I am scraping forum post titles using the Firefox gecko driver with selenium in Python and have hit a snag that I can't seem to figure out.
~$ geckodriver --version
geckodriver 0.19.0
The source code of this program is available from
testing/geckodriver in https://hg.mozilla.org/mozilla-central.
This program is subject to the terms of the Mozilla Public License 2.0.
You can obtain a copy of the license at https://mozilla.org/MPL/2.0/.
I am trying to scrape a couple years worth of past post titles from the forum and my code works fine for a while.
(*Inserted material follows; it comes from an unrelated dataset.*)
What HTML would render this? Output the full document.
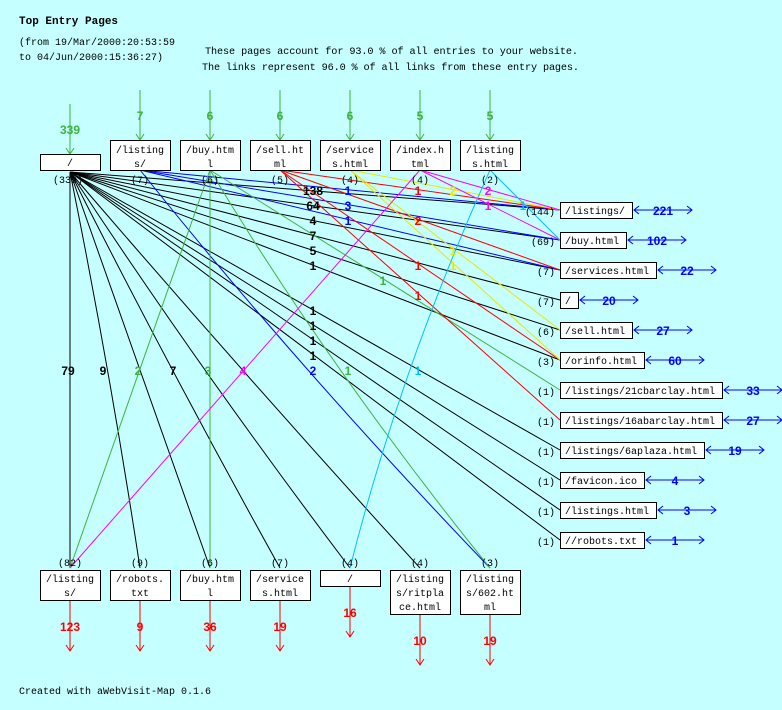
<!DOCTYPE html>
<html><head><meta charset="utf-8"><style>
html,body{margin:0;padding:0;background:#c6ffff;}
svg{display:block;font-family:"Liberation Mono",monospace;}
.t{font-size:10px;fill:#000;}
.n{font-size:12px;font-weight:bold;font-family:"Liberation Sans",sans-serif;}
</style></head><body>
<svg width="782" height="710" viewBox="0 0 782 710" xmlns="http://www.w3.org/2000/svg">
<rect width="782" height="710" fill="#c6ffff"/>
<text x="19" y="24" font-size="11" font-weight="bold" font-family="Liberation Mono,monospace">Top Entry Pages</text>
<text x="19" y="45" font-size="10">(from 19/Mar/2000:20:53:59</text>
<text x="19" y="60" font-size="10">to 04/Jun/2000:15:36:27)</text>
<text x="205" y="54" font-size="10.2" textLength="373">These pages account for 93.0 % of all entries to your website.</text>
<text x="202" y="70" font-size="10.2" textLength="377">The links represent 96.0 % of all links from these entry pages.</text>
<text x="19" y="694" font-size="10">Created with aWebVisit-Map 0.1.6</text>

<g stroke="#3cb33c" fill="none">
<line x1="70" y1="104" x2="70" y2="154"/><polyline points="66,148 70,154 74,148"/>
<line x1="140" y1="90" x2="140" y2="140"/><polyline points="136,134 140,140 144,134"/>
<line x1="210" y1="90" x2="210" y2="140"/><polyline points="206,134 210,140 214,134"/>
<line x1="280" y1="90" x2="280" y2="140"/><polyline points="276,134 280,140 284,134"/>
<line x1="350" y1="90" x2="350" y2="140"/><polyline points="346,134 350,140 354,134"/>
<line x1="420" y1="90" x2="420" y2="140"/><polyline points="416,134 420,140 424,134"/>
<line x1="490" y1="90" x2="490" y2="140"/><polyline points="486,134 490,140 494,134"/>
</g>
<g class="n" fill="#3cb33c" text-anchor="middle">
<text x="70" y="134">339</text><text x="140" y="120">7</text><text x="210" y="120">6</text><text x="280" y="120">6</text><text x="350" y="120">6</text><text x="420" y="120">5</text><text x="490" y="120">5</text>
</g>

<g stroke="#000" fill="none" stroke-width="1">
<line x1="70" y1="172" x2="560" y2="210"/><line x1="70" y1="172" x2="560" y2="240"/>
<line x1="70" y1="172" x2="560" y2="270"/><line x1="70" y1="172" x2="560" y2="300"/>
<line x1="70" y1="172" x2="560" y2="330"/><line x1="70" y1="172" x2="560" y2="360"/>
<line x1="70" y1="172" x2="560" y2="450"/><line x1="70" y1="172" x2="560" y2="480"/>
<line x1="70" y1="172" x2="560" y2="510"/><line x1="70" y1="172" x2="560" y2="540"/>
<line x1="70" y1="172" x2="70" y2="568"/>
<path d="M70,172 Q110,370 140,568"/><path d="M70,172 Q140,370 210,568"/>
<path d="M70,172 Q170,370 280,568"/><path d="M70,172 Q200,370 350,568"/>
<path d="M70,172 Q240,370 420,568"/>
</g>
<g stroke="#0000ff" fill="none">
<line x1="140" y1="170" x2="560" y2="210"/><line x1="140" y1="170" x2="560" y2="240"/>
<line x1="140" y1="170" x2="560" y2="270"/><path d="M140,170 Q300,370 490,568"/>
</g>
<g stroke="#3cb33c" fill="none">
<line x1="210" y1="170" x2="210" y2="568"/><line x1="210" y1="170" x2="70" y2="568"/>
<line x1="210" y1="170" x2="560" y2="390"/><path d="M210,170 Q330,370 490,568"/>
</g>
<g stroke="#ff0000" fill="none">
<line x1="280" y1="170" x2="560" y2="210"/><line x1="280" y1="170" x2="560" y2="270"/>
<line x1="280" y1="170" x2="560" y2="360"/><line x1="280" y1="170" x2="560" y2="420"/>
</g>
<g stroke="#e8e800" fill="none">
<line x1="350" y1="170" x2="560" y2="210"/><line x1="350" y1="170" x2="560" y2="330"/>
<line x1="350" y1="170" x2="560" y2="360"/>
</g>
<g stroke="#ff00ff" fill="none">
<line x1="420" y1="170" x2="560" y2="210"/><line x1="420" y1="170" x2="560" y2="240"/>
<line x1="420" y1="170" x2="70" y2="568"/>
</g>
<g stroke="#00c0ff" fill="none">
<line x1="490" y1="170" x2="560" y2="240"/><path d="M490,170 Q400,370 350,568"/>
</g>

<g class="n" text-anchor="middle">
<g fill="#000"><text x="313" y="195">138</text><text x="313" y="210">64</text><text x="313" y="225">4</text><text x="313" y="240">7</text><text x="313" y="255">5</text><text x="313" y="270">1</text>
<text x="313" y="315">1</text><text x="313" y="330">1</text><text x="313" y="345">1</text><text x="313" y="360">1</text>
<text x="68" y="375">79</text><text x="103" y="375">9</text><text x="173" y="375">7</text></g>
<g fill="#0000ff"><text x="348" y="195">1</text><text x="348" y="210">3</text><text x="348" y="225">1</text><text x="313" y="375">2</text></g>
<g fill="#3cb33c"><text x="383" y="285">1</text><text x="138" y="375">2</text><text x="208" y="375">3</text><text x="348" y="375">1</text></g>
<g fill="#ff0000"><text x="418" y="195">1</text><text x="418" y="225">2</text><text x="418" y="270">1</text><text x="418" y="300">1</text></g>
<g fill="#e8e800"><text x="453" y="195">2</text><text x="453" y="255">1</text><text x="453" y="270">1</text></g>
<g fill="#ff00ff"><text x="488" y="195">2</text><text x="488" y="210">1</text><text x="243" y="375">4</text></g>
<g fill="#00c0ff"><text x="523" y="210">1</text><text x="418" y="375">1</text></g>
</g>

<g fill="#fff" stroke="#000">
<rect x="40.5" y="154.5" width="60" height="16"/>
<rect x="110.5" y="140.5" width="60" height="30"/><rect x="180.5" y="140.5" width="60" height="30"/>
<rect x="250.5" y="140.5" width="60" height="30"/><rect x="320.5" y="140.5" width="60" height="30"/>
<rect x="390.5" y="140.5" width="60" height="30"/><rect x="460.5" y="140.5" width="60" height="30"/>
</g>
<g class="t" text-anchor="middle">
<text x="70" y="166">/</text>
<text x="140" y="153">/listing</text><text x="140" y="167">s/</text>
<text x="210" y="153">/buy.htm</text><text x="210" y="167">l</text>
<text x="280" y="153">/sell.ht</text><text x="280" y="167">ml</text>
<text x="350" y="153">/service</text><text x="350" y="167">s.html</text>
<text x="420" y="153">/index.h</text><text x="420" y="167">tml</text>
<text x="490" y="153">/listing</text><text x="490" y="167">s.html</text>
<text x="68" y="183">(339)</text><text x="140" y="183">(7)</text><text x="210" y="183">(6)</text><text x="280" y="183">(5)</text><text x="350" y="183">(4)</text><text x="420" y="183">(4)</text><text x="490" y="183">(2)</text>
</g>

<g fill="#fff" stroke="#000">
<rect x="560.5" y="202.5" width="72" height="16"/><rect x="560.5" y="232.5" width="66" height="16"/>
<rect x="560.5" y="262.5" width="96" height="16"/><rect x="560.5" y="292.5" width="18" height="16"/>
<rect x="560.5" y="322.5" width="72" height="16"/><rect x="560.5" y="352.5" width="84" height="16"/>
<rect x="560.5" y="382.5" width="162" height="16"/><rect x="560.5" y="412.5" width="162" height="16"/>
<rect x="560.5" y="442.5" width="144" height="16"/><rect x="560.5" y="472.5" width="84" height="16"/>
<rect x="560.5" y="502.5" width="96" height="16"/><rect x="560.5" y="532.5" width="84" height="16"/>
</g>
<g class="t">
<text x="565" y="214">/listings/</text><text x="565" y="244">/buy.html</text><text x="565" y="274">/services.html</text>
<text x="565" y="304">/</text><text x="565" y="334">/sell.html</text><text x="565" y="364">/orinfo.html</text>
<text x="565" y="394">/listings/21cbarclay.html</text><text x="565" y="424">/listings/16abarclay.html</text>
<text x="565" y="454">/listings/6aplaza.html</text><text x="565" y="484">/favicon.ico</text>
<text x="565" y="514">/listings.html</text><text x="565" y="544">//robots.txt</text>
</g>
<g class="t" text-anchor="end">
<text x="555" y="215">(144)</text><text x="555" y="245">(69)</text><text x="555" y="275">(7)</text><text x="555" y="305">(7)</text>
<text x="555" y="335">(6)</text><text x="555" y="365">(3)</text><text x="555" y="395">(1)</text><text x="555" y="425">(1)</text>
<text x="555" y="455">(1)</text><text x="555" y="485">(1)</text><text x="555" y="515">(1)</text><text x="555" y="545">(1)</text>
</g>
<g stroke="#0000ff" fill="none">
<path d="M634,210h58M639,206l-5,4l5,4M687,206l5,4l-5,4"/>
<path d="M628,240h58M633,236l-5,4l5,4M681,236l5,4l-5,4"/>
<path d="M658,270h58M663,266l-5,4l5,4M711,266l5,4l-5,4"/>
<path d="M580,300h58M585,296l-5,4l5,4M633,296l5,4l-5,4"/>
<path d="M634,330h58M639,326l-5,4l5,4M687,326l5,4l-5,4"/>
<path d="M646,360h58M651,356l-5,4l5,4M699,356l5,4l-5,4"/>
<path d="M724,390h58M729,386l-5,4l5,4M777,386l5,4l-5,4"/>
<path d="M724,420h58M729,416l-5,4l5,4M777,416l5,4l-5,4"/>
<path d="M706,450h58M711,446l-5,4l5,4M759,446l5,4l-5,4"/>
<path d="M646,480h58M651,476l-5,4l5,4M699,476l5,4l-5,4"/>
<path d="M658,510h58M663,506l-5,4l5,4M711,506l5,4l-5,4"/>
<path d="M646,540h58M651,536l-5,4l5,4M699,536l5,4l-5,4"/>
</g>
<g class="n" fill="#0000ff" text-anchor="middle">
<text x="663" y="215">221</text><text x="657" y="245">102</text><text x="687" y="275">22</text><text x="609" y="305">20</text>
<text x="663" y="335">27</text><text x="675" y="365">60</text><text x="753" y="395">33</text><text x="753" y="425">27</text>
<text x="735" y="455">19</text><text x="675" y="485">4</text><text x="687" y="515">3</text><text x="675" y="545">1</text>
</g>

<g fill="#fff" stroke="#000">
<rect x="40.5" y="570.5" width="60" height="30"/><rect x="110.5" y="570.5" width="60" height="30"/>
<rect x="180.5" y="570.5" width="60" height="30"/><rect x="250.5" y="570.5" width="60" height="30"/>
<rect x="320.5" y="570.5" width="60" height="16"/><rect x="390.5" y="570.5" width="60" height="44"/>
<rect x="460.5" y="570.5" width="60" height="44"/>
</g>
<g class="t" text-anchor="middle">
<text x="70" y="582">/listing</text><text x="70" y="596">s/</text>
<text x="140" y="582">/robots.</text><text x="140" y="596">txt</text>
<text x="210" y="582">/buy.htm</text><text x="210" y="596">l</text>
<text x="280" y="582">/service</text><text x="280" y="596">s.html</text>
<text x="350" y="582">/</text>
<text x="420" y="582">/listing</text><text x="420" y="596">s/ritpla</text><text x="420" y="610">ce.html</text>
<text x="490" y="582">/listing</text><text x="490" y="596">s/602.ht</text><text x="490" y="610">ml</text>
<text x="70" y="566">(82)</text><text x="140" y="566">(9)</text><text x="210" y="566">(6)</text><text x="280" y="566">(7)</text><text x="350" y="566">(4)</text><text x="420" y="566">(4)</text><text x="490" y="566">(3)</text>
</g>
<g stroke="#ff0000" fill="none">
<path d="M70,601v50M66,645l4,6l4,-6"/><path d="M140,601v50M136,645l4,6l4,-6"/>
<path d="M210,601v50M206,645l4,6l4,-6"/><path d="M280,601v50M276,645l4,6l4,-6"/>
<path d="M350,587v50M346,631l4,6l4,-6"/><path d="M420,615v50M416,659l4,6l4,-6"/>
<path d="M490,615v50M486,659l4,6l4,-6"/>
</g>
<g class="n" fill="#ff0000" text-anchor="middle">
<text x="70" y="631">123</text><text x="140" y="631">9</text><text x="210" y="631">36</text><text x="280" y="631">19</text>
<text x="350" y="617">16</text><text x="420" y="645">10</text><text x="490" y="645">19</text>
</g>
</svg>
</body></html>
I've sat and watched it run for about 20-30 minutes and it does exactly what it is supposed to be doing. However then I kick the script off, and go to bed, and when I wake up the next morning I find that it's processed ~22,000 posts. The site I'm currently scraping has 25 posts per page, so it got through ~880 separate URL's before it crashes.
When it does crash it throws the following error:
WebDriverException: Message: Tried to run command without establishing a connection
Initially my code looked like this:
FirefoxProfile = webdriver.FirefoxProfile('/home/me/jupyter-notebooks/FirefoxProfile/')
firefox_capabilities = DesiredCapabilities.FIREFOX
firefox_capabilities['marionette'] = True
driver = webdriver.Firefox(FirefoxProfile, capabilities=firefox_capabilities)
for url in urls:
driver.get(url)
### code to process page here ###
driver.close()
I've also tried:
driver = webdriver.Firefox(FirefoxProfile, capabilities=firefox_capabilities)
for url in urls:
driver.get(url)
### code to process page here ###
driver.close()
and
for url in urls:
driver = webdriver.Firefox(FirefoxProfile, capabilities=firefox_capabilities)
driver.get(url)
### code to process page here ###
driver.close()
I get the same error in all 3 scenerios, but only after it's been running successfully for quite a while, and I'm not sure how to determine why it's failing.
How do I determine why I get this error after it's successfully processed several hundred url's? Or is there some sort of best practice I'm not following with Selenium/Firefox for processing this many pages?